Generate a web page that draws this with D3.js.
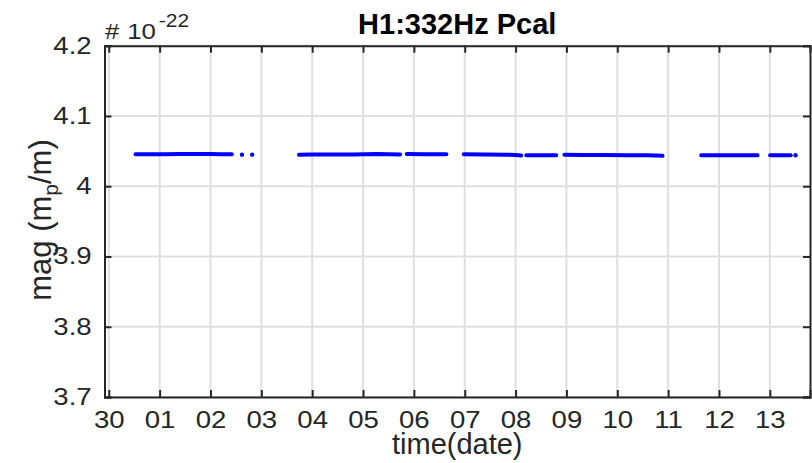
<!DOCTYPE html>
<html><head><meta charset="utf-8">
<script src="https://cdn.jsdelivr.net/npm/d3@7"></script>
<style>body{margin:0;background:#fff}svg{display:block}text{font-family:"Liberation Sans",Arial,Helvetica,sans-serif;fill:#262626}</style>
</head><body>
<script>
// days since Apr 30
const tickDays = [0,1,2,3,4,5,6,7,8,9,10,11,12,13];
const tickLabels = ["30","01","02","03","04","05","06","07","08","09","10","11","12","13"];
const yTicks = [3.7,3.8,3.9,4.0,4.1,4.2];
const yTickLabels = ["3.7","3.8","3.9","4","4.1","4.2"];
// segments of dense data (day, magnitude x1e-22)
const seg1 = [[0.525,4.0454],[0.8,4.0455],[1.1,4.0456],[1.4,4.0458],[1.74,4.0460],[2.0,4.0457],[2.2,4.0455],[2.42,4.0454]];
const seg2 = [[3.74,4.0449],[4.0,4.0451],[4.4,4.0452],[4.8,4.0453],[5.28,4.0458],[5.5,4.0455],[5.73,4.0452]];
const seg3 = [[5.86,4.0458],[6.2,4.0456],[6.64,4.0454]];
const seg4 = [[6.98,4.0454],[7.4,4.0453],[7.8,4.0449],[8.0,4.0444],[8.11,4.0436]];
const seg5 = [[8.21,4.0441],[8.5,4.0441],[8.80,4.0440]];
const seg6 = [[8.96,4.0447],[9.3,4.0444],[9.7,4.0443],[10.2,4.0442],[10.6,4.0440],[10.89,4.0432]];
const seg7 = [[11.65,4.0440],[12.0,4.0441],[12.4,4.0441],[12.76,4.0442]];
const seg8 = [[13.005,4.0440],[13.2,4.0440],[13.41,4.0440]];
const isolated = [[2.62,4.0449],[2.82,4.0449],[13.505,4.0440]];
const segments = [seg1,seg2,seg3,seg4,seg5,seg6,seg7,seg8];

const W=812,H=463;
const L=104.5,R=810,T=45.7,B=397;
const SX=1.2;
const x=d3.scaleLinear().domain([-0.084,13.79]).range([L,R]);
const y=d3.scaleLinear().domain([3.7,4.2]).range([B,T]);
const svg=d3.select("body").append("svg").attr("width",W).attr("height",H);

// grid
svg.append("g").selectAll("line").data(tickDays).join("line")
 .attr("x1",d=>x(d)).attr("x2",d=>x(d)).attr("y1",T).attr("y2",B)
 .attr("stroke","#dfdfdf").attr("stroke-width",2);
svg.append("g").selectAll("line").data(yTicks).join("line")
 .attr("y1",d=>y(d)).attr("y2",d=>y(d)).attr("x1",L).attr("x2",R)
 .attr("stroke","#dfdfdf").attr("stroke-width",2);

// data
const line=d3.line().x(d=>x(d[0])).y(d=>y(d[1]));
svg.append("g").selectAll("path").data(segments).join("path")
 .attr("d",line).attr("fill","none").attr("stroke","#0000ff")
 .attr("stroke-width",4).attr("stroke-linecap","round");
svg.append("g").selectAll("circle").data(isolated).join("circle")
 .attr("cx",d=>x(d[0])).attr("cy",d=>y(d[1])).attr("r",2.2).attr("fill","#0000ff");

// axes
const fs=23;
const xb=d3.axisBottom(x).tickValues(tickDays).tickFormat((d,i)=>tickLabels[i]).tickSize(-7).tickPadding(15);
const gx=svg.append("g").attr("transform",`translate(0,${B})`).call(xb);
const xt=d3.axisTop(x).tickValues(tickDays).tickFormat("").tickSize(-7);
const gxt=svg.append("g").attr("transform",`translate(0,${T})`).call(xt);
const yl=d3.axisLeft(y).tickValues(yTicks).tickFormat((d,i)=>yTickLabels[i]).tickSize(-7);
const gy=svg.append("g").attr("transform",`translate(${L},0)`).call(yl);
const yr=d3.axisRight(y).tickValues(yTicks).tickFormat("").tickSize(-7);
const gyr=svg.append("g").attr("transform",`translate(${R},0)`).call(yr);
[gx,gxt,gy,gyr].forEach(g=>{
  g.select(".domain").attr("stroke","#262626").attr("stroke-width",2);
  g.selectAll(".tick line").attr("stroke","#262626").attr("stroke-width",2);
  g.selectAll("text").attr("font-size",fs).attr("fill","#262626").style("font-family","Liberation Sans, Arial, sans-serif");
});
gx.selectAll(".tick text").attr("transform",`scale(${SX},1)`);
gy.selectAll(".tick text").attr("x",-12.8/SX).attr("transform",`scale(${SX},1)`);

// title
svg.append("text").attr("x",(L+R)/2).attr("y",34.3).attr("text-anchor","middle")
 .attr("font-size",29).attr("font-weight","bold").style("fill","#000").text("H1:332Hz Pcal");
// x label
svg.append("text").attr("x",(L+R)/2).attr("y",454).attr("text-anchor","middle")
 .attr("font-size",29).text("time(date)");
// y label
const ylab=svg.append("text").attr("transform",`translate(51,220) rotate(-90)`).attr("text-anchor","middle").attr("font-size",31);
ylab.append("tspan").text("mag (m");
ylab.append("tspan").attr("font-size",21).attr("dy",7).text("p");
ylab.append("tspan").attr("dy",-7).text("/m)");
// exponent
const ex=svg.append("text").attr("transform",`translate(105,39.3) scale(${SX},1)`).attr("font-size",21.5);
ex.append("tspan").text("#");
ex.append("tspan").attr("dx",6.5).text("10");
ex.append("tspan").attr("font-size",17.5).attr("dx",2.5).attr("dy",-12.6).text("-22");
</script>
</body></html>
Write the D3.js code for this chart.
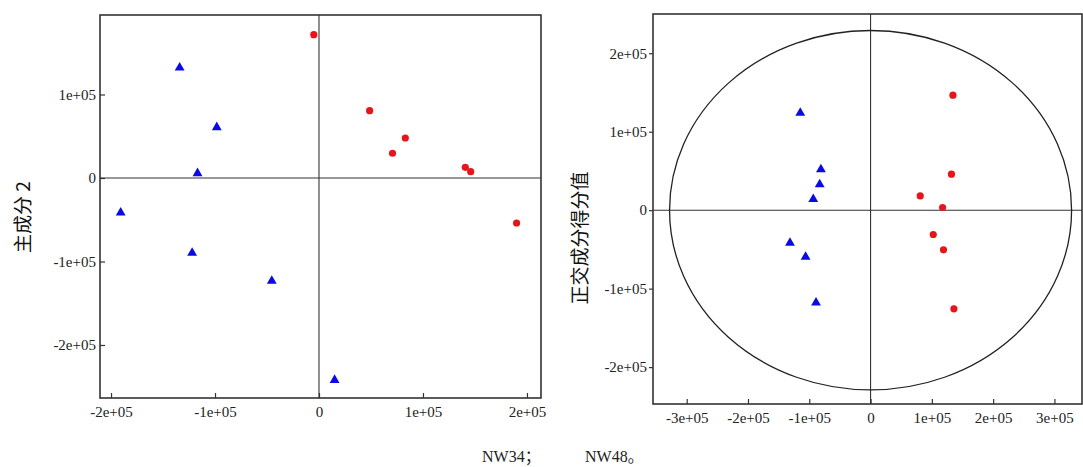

^^^^

**PROMPT:** Retype each record exactly as it stands, but do not include the pictures.

**FINAL ANSWER:**
Generate a web page that draws this with D3.js.
<!DOCTYPE html>
<html><head><meta charset="utf-8">
<script src="https://cdn.jsdelivr.net/npm/d3@7"></script>
<style>body{margin:0;background:#fff}svg{display:block}text{font-family:"Liberation Sans",Arial,Helvetica,sans-serif;fill:#262626}</style>
</head><body>
<script>
// days since Apr 30
const tickDays = [0,1,2,3,4,5,6,7,8,9,10,11,12,13];
const tickLabels = ["30","01","02","03","04","05","06","07","08","09","10","11","12","13"];
const yTicks = [3.7,3.8,3.9,4.0,4.1,4.2];
const yTickLabels = ["3.7","3.8","3.9","4","4.1","4.2"];
// segments of dense data (day, magnitude x1e-22)
const seg1 = [[0.525,4.0454],[0.8,4.0455],[1.1,4.0456],[1.4,4.0458],[1.74,4.0460],[2.0,4.0457],[2.2,4.0455],[2.42,4.0454]];
const seg2 = [[3.74,4.0449],[4.0,4.0451],[4.4,4.0452],[4.8,4.0453],[5.28,4.0458],[5.5,4.0455],[5.73,4.0452]];
const seg3 = [[5.86,4.0458],[6.2,4.0456],[6.64,4.0454]];
const seg4 = [[6.98,4.0454],[7.4,4.0453],[7.8,4.0449],[8.0,4.0444],[8.11,4.0436]];
const seg5 = [[8.21,4.0441],[8.5,4.0441],[8.80,4.0440]];
const seg6 = [[8.96,4.0447],[9.3,4.0444],[9.7,4.0443],[10.2,4.0442],[10.6,4.0440],[10.89,4.0432]];
const seg7 = [[11.65,4.0440],[12.0,4.0441],[12.4,4.0441],[12.76,4.0442]];
const seg8 = [[13.005,4.0440],[13.2,4.0440],[13.41,4.0440]];
const isolated = [[2.62,4.0449],[2.82,4.0449],[13.505,4.0440]];
const segments = [seg1,seg2,seg3,seg4,seg5,seg6,seg7,seg8];

const W=812,H=463;
const L=104.5,R=810,T=45.7,B=397;
const SX=1.2;
const x=d3.scaleLinear().domain([-0.084,13.79]).range([L,R]);
const y=d3.scaleLinear().domain([3.7,4.2]).range([B,T]);
const svg=d3.select("body").append("svg").attr("width",W).attr("height",H);

// grid
svg.append("g").selectAll("line").data(tickDays).join("line")
 .attr("x1",d=>x(d)).attr("x2",d=>x(d)).attr("y1",T).attr("y2",B)
 .attr("stroke","#dfdfdf").attr("stroke-width",2);
svg.append("g").selectAll("line").data(yTicks).join("line")
 .attr("y1",d=>y(d)).attr("y2",d=>y(d)).attr("x1",L).attr("x2",R)
 .attr("stroke","#dfdfdf").attr("stroke-width",2);

// data
const line=d3.line().x(d=>x(d[0])).y(d=>y(d[1]));
svg.append("g").selectAll("path").data(segments).join("path")
 .attr("d",line).attr("fill","none").attr("stroke","#0000ff")
 .attr("stroke-width",4).attr("stroke-linecap","round");
svg.append("g").selectAll("circle").data(isolated).join("circle")
 .attr("cx",d=>x(d[0])).attr("cy",d=>y(d[1])).attr("r",2.2).attr("fill","#0000ff");

// axes
const fs=23;
const xb=d3.axisBottom(x).tickValues(tickDays).tickFormat((d,i)=>tickLabels[i]).tickSize(-7).tickPadding(15);
const gx=svg.append("g").attr("transform",`translate(0,${B})`).call(xb);
const xt=d3.axisTop(x).tickValues(tickDays).tickFormat("").tickSize(-7);
const gxt=svg.append("g").attr("transform",`translate(0,${T})`).call(xt);
const yl=d3.axisLeft(y).tickValues(yTicks).tickFormat((d,i)=>yTickLabels[i]).tickSize(-7);
const gy=svg.append("g").attr("transform",`translate(${L},0)`).call(yl);
const yr=d3.axisRight(y).tickValues(yTicks).tickFormat("").tickSize(-7);
const gyr=svg.append("g").attr("transform",`translate(${R},0)`).call(yr);
[gx,gxt,gy,gyr].forEach(g=>{
  g.select(".domain").attr("stroke","#262626").attr("stroke-width",2);
  g.selectAll(".tick line").attr("stroke","#262626").attr("stroke-width",2);
  g.selectAll("text").attr("font-size",fs).attr("fill","#262626").style("font-family","Liberation Sans, Arial, sans-serif");
});
gx.selectAll(".tick text").attr("transform",`scale(${SX},1)`);
gy.selectAll(".tick text").attr("x",-12.8/SX).attr("transform",`scale(${SX},1)`);

// title
svg.append("text").attr("x",(L+R)/2).attr("y",34.3).attr("text-anchor","middle")
 .attr("font-size",29).attr("font-weight","bold").style("fill","#000").text("H1:332Hz Pcal");
// x label
svg.append("text").attr("x",(L+R)/2).attr("y",454).attr("text-anchor","middle")
 .attr("font-size",29).text("time(date)");
// y label
const ylab=svg.append("text").attr("transform",`translate(51,220) rotate(-90)`).attr("text-anchor","middle").attr("font-size",31);
ylab.append("tspan").text("mag (m");
ylab.append("tspan").attr("font-size",21).attr("dy",7).text("p");
ylab.append("tspan").attr("dy",-7).text("/m)");
// exponent
const ex=svg.append("text").attr("transform",`translate(105,39.3) scale(${SX},1)`).attr("font-size",21.5);
ex.append("tspan").text("#");
ex.append("tspan").attr("dx",6.5).text("10");
ex.append("tspan").attr("font-size",17.5).attr("dx",2.5).attr("dy",-12.6).text("-22");
</script>
</body></html>
Write the D3.js code for this chart.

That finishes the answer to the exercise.